For the year ended December 31, 2014

 

  (a) A net increase in amortization expense of $28.414 million consisting of:

 

  (i) the elimination of $1.356 million of historical amortization expense to write off N-Vision’s historical net book value of identifiable intangible assets, which will be reestablished in the purchase accounting to reflect such identifiable intangible assets at their respective fair values;

 

  (ii) an increase in amortization expense of $8.909 million relating to the $70 million fair value of finite-lived, customer relationships, over a weighted-average useful life of approximately 8 years on a straight-line basis;

 

  (iii) an increase in amortization expense of $3.361 million relating to the $55 million fair value of finite-lived, brands and trademarks, over a weighted-average useful life of approximately 16 years on a straight-line basis;

 

  (iv) an increase in amortization expense of $7.500 million relating to the $150 million fair value of finite-lived, acquired network distribution rights, over a weighted-average useful life of 20 years on a straight-line basis; and

 

  (v) an increase in amortization expense of $10 million relating to the $250 million fair value of finite-lived, broadcast licenses over a weighted-average useful life of 25 years on a straight-line basis.

 

  (b) A net decrease in interest expense of $10.166 million relating to the amortization of the $50.831 million adjustment to reflect a portion of the N-Vision Assumed Debt Securities at fair value over a remaining average life of 5 years.

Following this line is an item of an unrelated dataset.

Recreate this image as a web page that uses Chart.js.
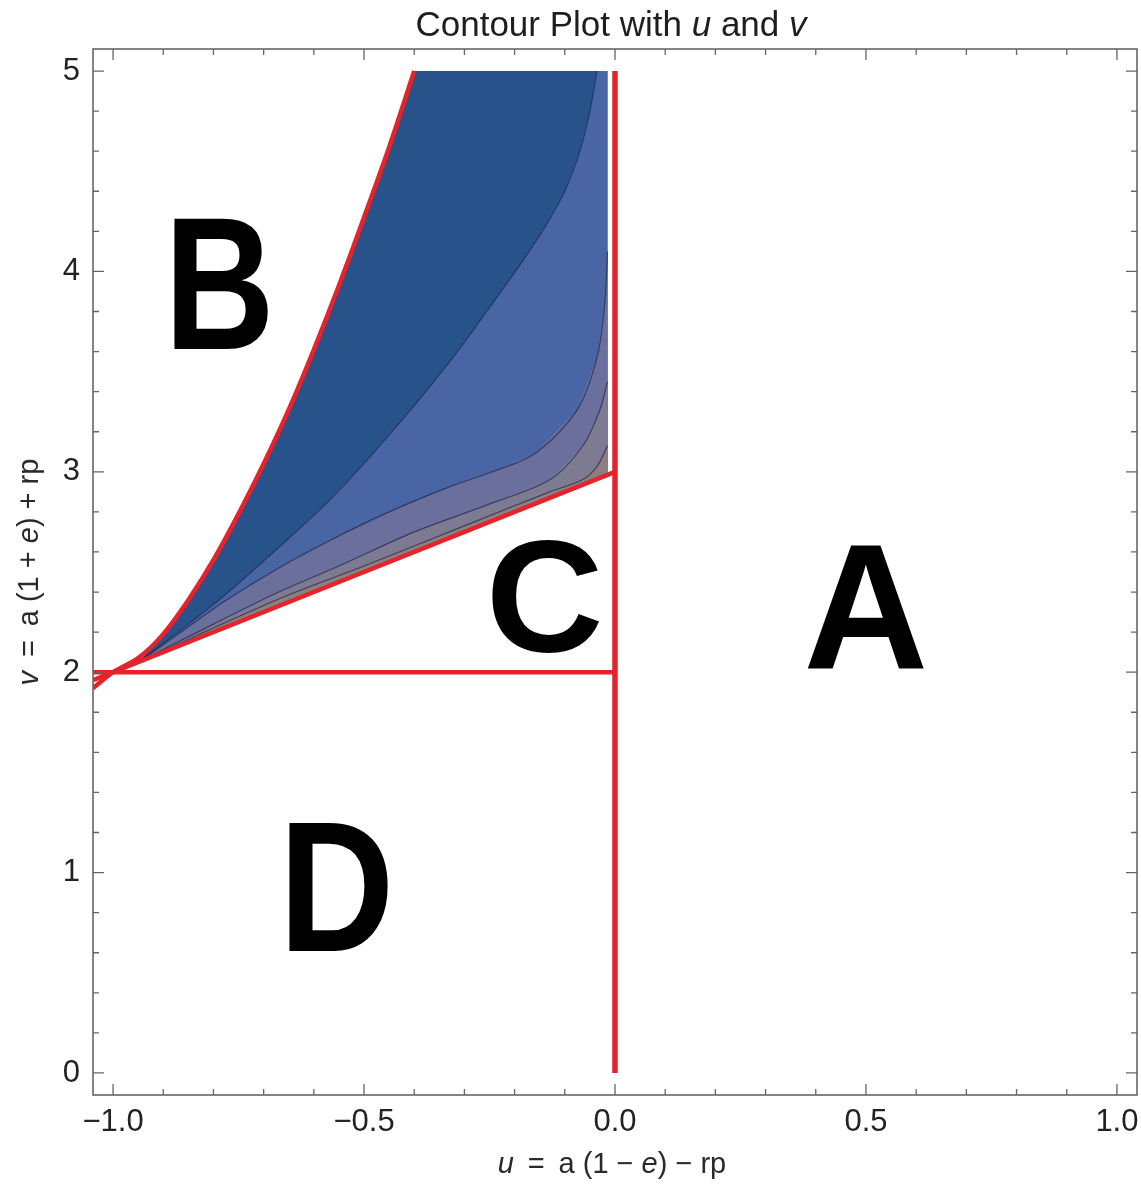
<!DOCTYPE html>
<html>
<head>
<meta charset="utf-8">
<title>Contour Plot with u and v</title>
<script src="https://cdn.jsdelivr.net/npm/chart.js@4.4.1/dist/chart.umd.min.js"></script>
<style>
  html, body { margin: 0; padding: 0; background: #fff; }
  #wrap { position: relative; width: 1141px; height: 1200px; }
</style>
</head>
<body>
<div id="wrap"><canvas id="plot"></canvas></div>
<script>
// Axis ticks
const xTicks = [-1.0, -0.5, 0.0, 0.5, 1.0];
const xTickLabels = ['\u22121.0', '\u22120.5', '0.0', '0.5', '1.0'];
const xMinorTicks = [-1.0, -0.9, -0.8, -0.7, -0.6, -0.5, -0.4, -0.3, -0.2, -0.1, 0.0,
                     0.1, 0.2, 0.3, 0.4, 0.5, 0.6, 0.7, 0.8, 0.9, 1.0];
const yTicks = [0, 1, 2, 3, 4, 5];
const yTickLabels = ['0', '1', '2', '3', '4', '5'];
const yMinorTicks = [0, 0.2, 0.4, 0.6, 0.8, 1, 1.2, 1.4, 1.6, 1.8, 2, 2.2, 2.4, 2.6, 2.8,
                     3, 3.2, 3.4, 3.6, 3.8, 4, 4.2, 4.4, 4.6, 4.8, 5];

// Red boundaries
const lineAU = [0, 0];
const lineAV = [0, 5];
const lineDU = [-1.04, 0];
const lineDV = [2, 2];
const lineCU = [-1.04, 0];
const lineCV = [1.96, 3.0];
const curveBU = [-1.04, -1.0, -0.95, -0.9, -0.85, -0.8, -0.75, -0.7, -0.65, -0.6, -0.55, -0.5, -0.45, -0.4];
const curveBV = [1.92, 2.0, 2.07, 2.19, 2.36, 2.56, 2.79, 3.04, 3.31, 3.61, 3.93, 4.27, 4.62, 5.0];

// Contour boundaries inside the shaded wedge (top/right end first, tip last)
const c1U = [-0.036, -0.05, -0.07, -0.1, -0.14, -0.19, -0.25, -0.32, -0.4, -0.49, -0.58, -0.68, -0.77, -0.86, -0.95];
const c1V = [5.0, 4.8, 4.6, 4.4, 4.22, 4.03, 3.82, 3.58, 3.33, 3.07, 2.83, 2.6, 2.4, 2.22, 2.05];
const c2U = [-0.015, -0.02, -0.035, -0.075, -0.16, -0.25, -0.33, -0.45, -0.57, -0.67, -0.78, -0.87, -0.95];
const c2V = [4.1, 3.85, 3.58, 3.31, 3.09, 2.995, 2.925, 2.8, 2.655, 2.52, 2.35, 2.19, 2.05];
const c3U = [-0.015, -0.03, -0.064, -0.13, -0.26, -0.4, -0.55, -0.67, -0.8, -0.95];
const c3V = [3.45, 3.31, 3.13, 2.96, 2.83, 2.7, 2.53, 2.4, 2.24, 2.05];
const c4U = [-0.015, -0.035, -0.065, -0.13, -0.3, -0.5, -0.67, -0.95];
const c4V = [3.13, 3.03, 2.96, 2.9, 2.73, 2.53, 2.365, 2.05];

// shaded wedge corners
const wedgeRightU = -0.015;
const wedgeTopV = 5.0;
const wedgeBottomRightV = 2.985;
const wedgeTip = { x: -0.95, y: 2.05 };

// Region letters
const regionLetters = ['A', 'B', 'C', 'D'];
const regionLetterU = [0.5, -0.788, -0.14, -0.555];
const regionLetterV = [2.34, 3.95, 2.39, 0.94];

const FONT = '"Liberation Sans", Arial, sans-serif';
const RED = '#e6222a';
const CONTOUR = 'rgba(28, 38, 78, 0.7)';
// font size and horizontal squeeze of each big letter
const letterLook = {
    A: { size: 178, sx: 0.97 },
    B: { size: 190, sx: 0.805 },
    C: { size: 160, sx: 1.02 },
    D: { size: 186, sx: 0.86 }
};

const toPts = (us, vs) => us.map((u, i) => ({ x: u, y: vs[i] }));

const darkRegion = [wedgeTip]
    .concat(toPts(curveBU, curveBV).filter(p => p.x > wedgeTip.x))
    .concat([{ x: wedgeRightU, y: wedgeTopV }, { x: wedgeRightU, y: wedgeBottomRightV }]);

const bandRegion = (us, vs) => toPts(us, vs).concat([
    { x: wedgeRightU, y: wedgeBottomRightV },
    { x: wedgeRightU, y: vs[0] }
]);

const redLine = (label, us, vs, width) => ({
    label: label, data: toPts(us, vs), showLine: true, fill: false,
    borderColor: RED, borderWidth: width, pointRadius: 0, tension: 0.3
});
const contourLine = (label, us, vs) => ({
    label: label, data: toPts(us, vs), showLine: true, fill: false,
    borderColor: CONTOUR, borderWidth: 1.2, pointRadius: 0, tension: 0.3
});
const region = (label, pts, color) => ({
    label: label, data: pts, showLine: true, fill: 'shape',
    backgroundColor: color, borderWidth: 0, borderColor: 'rgba(0,0,0,0)', pointRadius: 0, tension: 0
});

// frame with inward ticks, Mathematica style
const frameTicks = {
    id: 'frameTicks',
    afterDatasetsDraw(chart) {
        const { ctx, chartArea: a, scales: { x, y } } = chart;
        ctx.save();
        ctx.strokeStyle = '#666';
        ctx.lineWidth = 1.6;
        ctx.strokeRect(a.left, a.top, a.right - a.left, a.bottom - a.top);
        ctx.lineWidth = 1.3;
        ctx.beginPath();
        xMinorTicks.forEach(v => {
            const px = x.getPixelForValue(v);
            const len = xTicks.includes(v) ? 11 : 6;
            ctx.moveTo(px, a.bottom); ctx.lineTo(px, a.bottom - len);
            ctx.moveTo(px, a.top); ctx.lineTo(px, a.top + len);
        });
        yMinorTicks.forEach(v => {
            const py = y.getPixelForValue(v);
            const len = yTicks.includes(v) ? 11 : 6;
            ctx.moveTo(a.left, py); ctx.lineTo(a.left + len, py);
            ctx.moveTo(a.right, py); ctx.lineTo(a.right - len, py);
        });
        ctx.stroke();
        ctx.restore();
    }
};

// text made of plain / italic pieces
function drawRuns(ctx, runs, size, cx, cy, color) {
    const fontFor = it => (it ? 'italic ' : '') + size + 'px ' + FONT;
    let total = 0;
    const widths = runs.map(r => {
        ctx.font = fontFor(r[1]);
        const w = ctx.measureText(r[0]).width;
        total += w;
        return w;
    });
    let xx = cx - total / 2;
    ctx.fillStyle = color;
    ctx.textAlign = 'left';
    ctx.textBaseline = 'middle';
    runs.forEach((r, i) => {
        ctx.font = fontFor(r[1]);
        ctx.fillText(r[0], xx, cy);
        xx += widths[i];
    });
}

const titles = {
    id: 'titles',
    afterDraw(chart) {
        const { ctx, chartArea: a } = chart;
        const cx = (a.left + a.right) / 2;
        const cy = (a.top + a.bottom) / 2;
        ctx.save();
        drawRuns(ctx, [['Contour Plot with ', false], ['u', true], [' and ', false], ['v', true]], 35, cx - 4, 26, '#1e1e1e');
        drawRuns(ctx, [['u', true], ['\u2009 = \u2009a (1 \u2212 ', false], ['e', true], [') \u2212 rp', false]], 29, cx - 3, 1165, '#2a2a2a');
        ctx.translate(30, cy);
        ctx.rotate(-Math.PI / 2);
        drawRuns(ctx, [['v', true], ['\u2009 = \u2009a (1 + ', false], ['e', true], [') + rp', false]], 29, 0, 0, '#2a2a2a');
        ctx.restore();
    }
};

const letters = {
    id: 'letters',
    afterDatasetsDraw(chart) {
        const { ctx, scales: { x, y } } = chart;
        ctx.save();
        ctx.fillStyle = '#000';
        ctx.textAlign = 'center';
        ctx.textBaseline = 'alphabetic';
        regionLetters.forEach((t, i) => {
            const look = letterLook[t];
            ctx.save();
            ctx.font = 'bold ' + look.size + 'px ' + FONT;
            ctx.translate(x.getPixelForValue(regionLetterU[i]), y.getPixelForValue(regionLetterV[i]));
            ctx.scale(look.sx, 1);
            ctx.fillText(t, 0, look.size * 0.358);
            ctx.restore();
        });
        ctx.restore();
    }
};

new Chart(document.getElementById('plot'), {
    type: 'scatter',
    data: {
        datasets: [
            redLine('u = 0', lineAU, lineAV, 5.5),
            redLine('v = 2', lineDU, lineDV, 4.5),
            redLine('C upper', lineCU, lineCV, 4.5),
            redLine('B boundary', curveBU, curveBV, 4.5),
            contourLine('contour 1', c1U, c1V),
            contourLine('contour 2', c2U, c2V),
            contourLine('contour 3', c3U, c3V),
            contourLine('contour 4', c4U, c4V),
            region('level 5', bandRegion(c4U, c4V), '#8d7f7e'),
            region('level 4', bandRegion(c3U, c3V), '#7d7a91'),
            region('level 3', bandRegion(c2U, c2V), '#6a709b'),
            region('level 2', bandRegion(c1U, c1V), '#4a65a4'),
            region('level 1', darkRegion, '#27538a')
        ]
    },
    options: {
        responsive: true,
        maintainAspectRatio: false,
        animation: false,
        layout: { padding: { top: 49, right: 4, left: 0, bottom: 0 } },
        plugins: {
            legend: { display: false },
            tooltip: { enabled: false }
        },
        elements: { point: { radius: 0, hoverRadius: 0 } },
        scales: {
            x: {
                type: 'linear', min: -1.04, max: 1.04,
                afterFit: s => { s.height = 105; s.paddingLeft = 0; s.paddingRight = 0; },
                afterBuildTicks: s => { s.ticks = xTicks.map(v => ({ value: v })); },
                grid: { display: false, drawTicks: false },
                border: { display: false },
                ticks: {
                    callback: (v, i) => xTickLabels[i],
                    font: { size: 31, family: FONT }, color: '#222',
                    padding: 9, maxRotation: 0, autoSkip: false
                }
            },
            y: {
                type: 'linear', min: -0.11, max: 5.11,
                afterFit: s => { s.width = 93; s.paddingTop = 0; s.paddingBottom = 0; },
                afterBuildTicks: s => { s.ticks = yTicks.map(v => ({ value: v })); },
                grid: { display: false, drawTicks: false },
                border: { display: false },
                ticks: {
                    callback: (v, i) => yTickLabels[i],
                    font: { size: 31, family: FONT }, color: '#222',
                    padding: 13, autoSkip: false
                }
            }
        }
    },
    plugins: [frameTicks, letters, titles]
});
</script>
</body>
</html>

This portion of the N-Vision Assumed Debt Securities will remain outstanding after the N-Vision Debt Refinancing; and

 

  (c) A decrease in the provision for income taxes of $6.752 million related to the $18.248 million aggregate effect on pretax income from the aforementioned pro forma adjustments, at an effective statutory tax rate of 37%.

 

(13) Pro forma adjustments to record the N-Vision Debt Refinancing for the periods presented reflect the following:

 

  (a) A decrease in interest expense of $12.860 million for the three-month period ended March 31, 2015 and $54.346 million for the year ended December 31, 2014 to eliminate the historical interest expense relating to the N-Vision Assumed Debt Securities redeemed; and

 

  (b) An increase in the provision for income taxes of $2.958 million for the three-month period ended March 31, 2015 and $12.500 million for the year ended December 31, 2014 related to the aforementioned pro forma reduction in interest expense, at effective statutory tax rates of 23% for both periods.

 

(14) Pro forma adjustments to record the TVN Tender Offer for the periods presented reflect the following:

A decrease of $3.775 million in net income attributable to non-controlling interests for the three-month period ended March 31, 2015 and $6.599 million for the year ended December 31, 2014, as the 13.3% non-controlling interest in TVN is expected to be purchased by the Company.